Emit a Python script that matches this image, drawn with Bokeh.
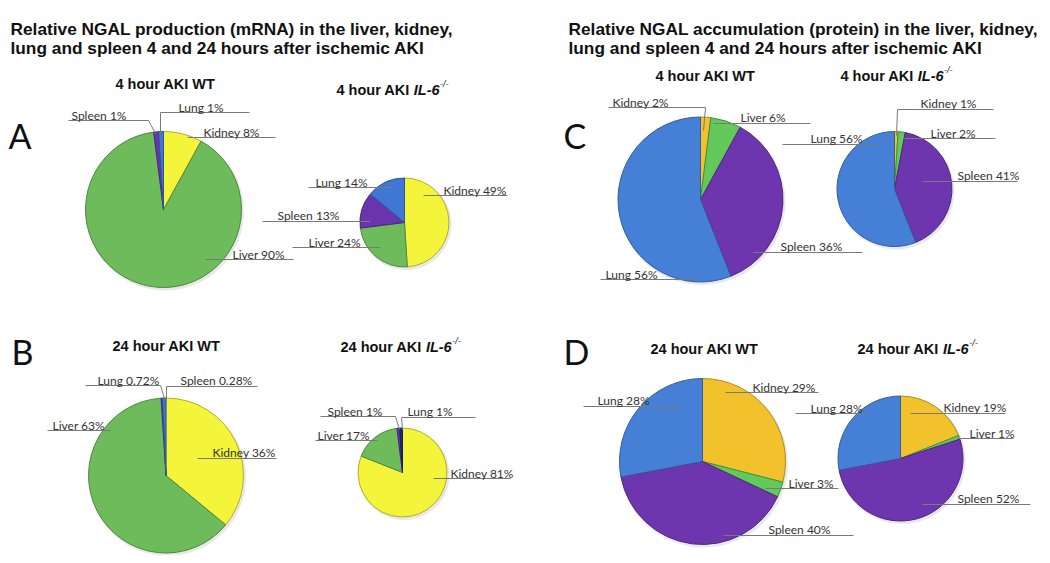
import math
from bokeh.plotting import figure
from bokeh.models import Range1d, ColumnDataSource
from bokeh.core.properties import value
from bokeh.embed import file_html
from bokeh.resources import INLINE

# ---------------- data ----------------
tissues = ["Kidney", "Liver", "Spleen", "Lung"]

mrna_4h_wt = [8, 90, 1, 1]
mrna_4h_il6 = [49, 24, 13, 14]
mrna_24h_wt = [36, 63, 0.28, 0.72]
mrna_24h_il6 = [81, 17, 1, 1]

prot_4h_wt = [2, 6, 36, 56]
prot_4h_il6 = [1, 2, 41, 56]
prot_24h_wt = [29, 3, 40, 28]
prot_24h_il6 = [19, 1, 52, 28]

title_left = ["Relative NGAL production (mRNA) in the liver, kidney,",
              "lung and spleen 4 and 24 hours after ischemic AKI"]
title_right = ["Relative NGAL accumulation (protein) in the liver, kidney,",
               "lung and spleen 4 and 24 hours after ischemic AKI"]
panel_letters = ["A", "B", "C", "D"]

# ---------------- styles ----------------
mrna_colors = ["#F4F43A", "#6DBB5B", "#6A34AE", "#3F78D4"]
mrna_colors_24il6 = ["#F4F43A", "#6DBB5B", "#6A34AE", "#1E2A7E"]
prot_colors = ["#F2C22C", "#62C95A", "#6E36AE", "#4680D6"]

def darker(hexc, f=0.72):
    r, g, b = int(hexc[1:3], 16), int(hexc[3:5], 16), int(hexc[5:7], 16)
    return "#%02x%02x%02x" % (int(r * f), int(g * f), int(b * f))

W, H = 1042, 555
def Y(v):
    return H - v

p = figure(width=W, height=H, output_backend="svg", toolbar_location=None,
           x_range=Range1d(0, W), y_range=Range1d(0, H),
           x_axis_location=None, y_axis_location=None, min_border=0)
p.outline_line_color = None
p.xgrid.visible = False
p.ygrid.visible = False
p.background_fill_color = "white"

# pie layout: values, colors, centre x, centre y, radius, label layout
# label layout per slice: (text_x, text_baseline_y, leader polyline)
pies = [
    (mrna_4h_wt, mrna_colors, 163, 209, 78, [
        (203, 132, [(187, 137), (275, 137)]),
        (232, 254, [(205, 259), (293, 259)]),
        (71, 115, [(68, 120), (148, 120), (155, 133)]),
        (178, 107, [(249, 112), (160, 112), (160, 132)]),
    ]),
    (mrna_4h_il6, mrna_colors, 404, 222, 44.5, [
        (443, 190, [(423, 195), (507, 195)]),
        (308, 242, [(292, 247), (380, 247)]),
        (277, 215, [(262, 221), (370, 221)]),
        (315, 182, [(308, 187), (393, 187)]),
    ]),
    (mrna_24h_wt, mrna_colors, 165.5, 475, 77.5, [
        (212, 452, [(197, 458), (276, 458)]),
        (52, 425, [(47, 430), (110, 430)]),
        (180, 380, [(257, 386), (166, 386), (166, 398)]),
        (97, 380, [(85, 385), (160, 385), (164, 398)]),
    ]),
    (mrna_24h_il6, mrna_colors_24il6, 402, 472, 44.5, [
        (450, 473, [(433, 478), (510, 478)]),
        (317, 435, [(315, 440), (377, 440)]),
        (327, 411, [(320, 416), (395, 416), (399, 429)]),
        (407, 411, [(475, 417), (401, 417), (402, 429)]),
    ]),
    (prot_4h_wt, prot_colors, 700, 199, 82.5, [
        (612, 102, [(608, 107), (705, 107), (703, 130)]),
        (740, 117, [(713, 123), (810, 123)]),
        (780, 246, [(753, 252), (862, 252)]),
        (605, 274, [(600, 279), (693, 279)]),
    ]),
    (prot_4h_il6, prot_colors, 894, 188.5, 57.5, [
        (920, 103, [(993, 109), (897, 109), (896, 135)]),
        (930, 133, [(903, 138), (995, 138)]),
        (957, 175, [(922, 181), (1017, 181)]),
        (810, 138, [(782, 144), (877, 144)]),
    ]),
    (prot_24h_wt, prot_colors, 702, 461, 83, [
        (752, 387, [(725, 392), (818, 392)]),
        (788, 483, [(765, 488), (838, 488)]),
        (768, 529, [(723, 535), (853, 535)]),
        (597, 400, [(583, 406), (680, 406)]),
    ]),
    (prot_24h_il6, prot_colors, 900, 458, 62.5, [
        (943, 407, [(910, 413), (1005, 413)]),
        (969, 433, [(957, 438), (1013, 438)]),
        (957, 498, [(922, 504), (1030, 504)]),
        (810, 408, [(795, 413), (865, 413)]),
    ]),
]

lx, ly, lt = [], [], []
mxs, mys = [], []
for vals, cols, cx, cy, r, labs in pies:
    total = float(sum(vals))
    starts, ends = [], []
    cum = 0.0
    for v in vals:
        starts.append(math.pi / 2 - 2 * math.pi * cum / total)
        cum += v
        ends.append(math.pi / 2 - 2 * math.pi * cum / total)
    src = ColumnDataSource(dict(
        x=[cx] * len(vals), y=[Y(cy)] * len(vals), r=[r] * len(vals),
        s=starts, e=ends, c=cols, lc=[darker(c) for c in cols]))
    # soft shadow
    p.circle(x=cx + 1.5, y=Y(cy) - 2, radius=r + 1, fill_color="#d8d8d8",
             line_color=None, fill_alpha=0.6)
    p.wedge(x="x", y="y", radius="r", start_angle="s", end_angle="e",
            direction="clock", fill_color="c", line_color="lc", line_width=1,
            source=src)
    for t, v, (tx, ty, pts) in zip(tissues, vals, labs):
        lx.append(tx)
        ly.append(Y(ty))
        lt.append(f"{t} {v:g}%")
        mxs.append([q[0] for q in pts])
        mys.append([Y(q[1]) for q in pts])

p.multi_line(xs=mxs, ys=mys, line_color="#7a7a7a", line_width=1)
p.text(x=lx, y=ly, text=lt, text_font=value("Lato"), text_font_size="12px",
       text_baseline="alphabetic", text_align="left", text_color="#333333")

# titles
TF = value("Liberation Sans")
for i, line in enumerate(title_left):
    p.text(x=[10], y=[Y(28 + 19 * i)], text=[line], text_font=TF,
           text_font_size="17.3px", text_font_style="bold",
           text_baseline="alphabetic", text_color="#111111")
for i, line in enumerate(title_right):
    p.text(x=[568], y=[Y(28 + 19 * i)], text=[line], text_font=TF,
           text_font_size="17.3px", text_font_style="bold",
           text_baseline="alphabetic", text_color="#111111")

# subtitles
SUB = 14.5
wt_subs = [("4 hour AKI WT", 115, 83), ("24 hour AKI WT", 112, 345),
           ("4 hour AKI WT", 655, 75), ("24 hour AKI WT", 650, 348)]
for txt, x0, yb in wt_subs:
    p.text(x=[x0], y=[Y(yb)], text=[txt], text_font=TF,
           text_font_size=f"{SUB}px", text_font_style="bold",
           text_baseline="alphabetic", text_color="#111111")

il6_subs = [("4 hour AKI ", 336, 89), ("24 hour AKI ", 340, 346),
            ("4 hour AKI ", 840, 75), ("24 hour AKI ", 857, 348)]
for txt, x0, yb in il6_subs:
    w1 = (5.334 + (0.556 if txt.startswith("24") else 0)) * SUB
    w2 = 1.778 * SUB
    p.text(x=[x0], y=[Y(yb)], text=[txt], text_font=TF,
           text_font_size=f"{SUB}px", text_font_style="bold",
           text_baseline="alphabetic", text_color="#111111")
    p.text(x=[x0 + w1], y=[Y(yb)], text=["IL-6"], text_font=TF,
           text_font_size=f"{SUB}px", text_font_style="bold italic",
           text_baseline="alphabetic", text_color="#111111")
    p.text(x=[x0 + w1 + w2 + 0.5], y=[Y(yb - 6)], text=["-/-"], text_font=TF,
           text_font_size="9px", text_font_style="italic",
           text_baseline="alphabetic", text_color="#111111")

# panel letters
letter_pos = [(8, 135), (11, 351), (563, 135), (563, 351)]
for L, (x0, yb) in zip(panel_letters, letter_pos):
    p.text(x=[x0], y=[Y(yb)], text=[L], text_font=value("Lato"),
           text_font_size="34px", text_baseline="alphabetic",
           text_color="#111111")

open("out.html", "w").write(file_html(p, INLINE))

************

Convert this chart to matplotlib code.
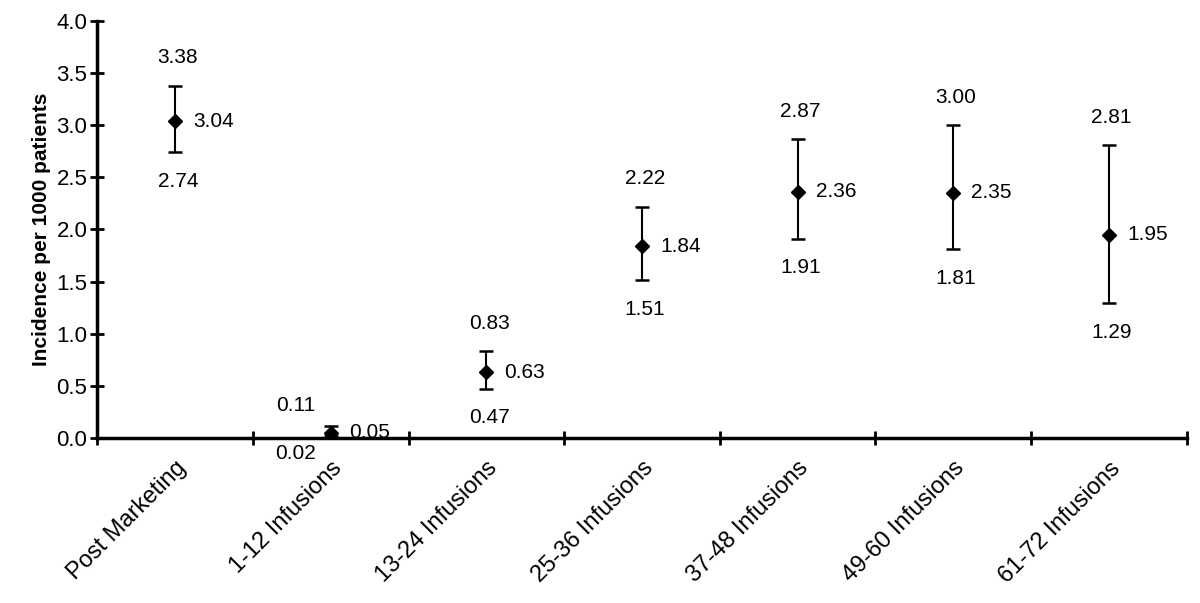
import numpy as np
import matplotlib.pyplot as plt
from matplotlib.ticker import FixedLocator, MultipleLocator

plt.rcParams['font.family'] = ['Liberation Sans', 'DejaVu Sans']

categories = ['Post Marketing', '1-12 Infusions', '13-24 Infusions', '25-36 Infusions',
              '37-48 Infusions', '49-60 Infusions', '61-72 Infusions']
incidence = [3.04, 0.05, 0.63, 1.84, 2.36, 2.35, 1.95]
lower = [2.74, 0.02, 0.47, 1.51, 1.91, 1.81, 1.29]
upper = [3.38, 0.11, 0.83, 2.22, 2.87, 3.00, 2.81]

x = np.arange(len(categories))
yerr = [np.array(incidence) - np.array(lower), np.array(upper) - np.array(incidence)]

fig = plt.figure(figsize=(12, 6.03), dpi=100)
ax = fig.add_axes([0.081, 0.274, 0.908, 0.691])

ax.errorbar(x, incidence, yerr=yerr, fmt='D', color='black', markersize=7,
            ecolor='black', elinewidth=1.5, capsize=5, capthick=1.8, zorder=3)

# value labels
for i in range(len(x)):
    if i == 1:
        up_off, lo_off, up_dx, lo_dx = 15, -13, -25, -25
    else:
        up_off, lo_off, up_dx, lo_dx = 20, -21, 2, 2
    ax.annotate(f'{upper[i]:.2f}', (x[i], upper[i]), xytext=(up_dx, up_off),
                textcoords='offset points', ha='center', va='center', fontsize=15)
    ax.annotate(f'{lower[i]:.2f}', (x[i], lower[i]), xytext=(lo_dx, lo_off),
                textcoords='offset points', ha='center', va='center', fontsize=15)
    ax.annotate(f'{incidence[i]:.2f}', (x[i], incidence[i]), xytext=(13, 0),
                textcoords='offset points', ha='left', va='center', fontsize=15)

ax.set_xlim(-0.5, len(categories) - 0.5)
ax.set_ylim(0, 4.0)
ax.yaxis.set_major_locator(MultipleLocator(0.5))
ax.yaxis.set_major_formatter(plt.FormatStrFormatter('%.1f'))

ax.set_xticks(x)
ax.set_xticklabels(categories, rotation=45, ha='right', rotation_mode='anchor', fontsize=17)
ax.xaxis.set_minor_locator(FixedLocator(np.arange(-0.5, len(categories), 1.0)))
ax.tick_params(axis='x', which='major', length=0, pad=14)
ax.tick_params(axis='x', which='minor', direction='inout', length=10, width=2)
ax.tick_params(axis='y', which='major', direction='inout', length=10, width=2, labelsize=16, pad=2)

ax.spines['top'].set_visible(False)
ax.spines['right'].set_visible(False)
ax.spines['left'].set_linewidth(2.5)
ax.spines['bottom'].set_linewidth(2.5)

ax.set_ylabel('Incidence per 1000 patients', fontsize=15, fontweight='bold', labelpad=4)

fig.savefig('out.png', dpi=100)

************

Challenge – In the listing above, find the line containing "Convert this chart to matplotlib code." and the line containing "plt.rcParams['font.family'] = ['Liberation". Print those two lines and every line between them exactly, with no pictures.

In response –
Convert this chart to matplotlib code.
import numpy as np
import matplotlib.pyplot as plt
from matplotlib.ticker import FixedLocator, MultipleLocator

plt.rcParams['font.family'] = ['Liberation Sans', 'DejaVu Sans']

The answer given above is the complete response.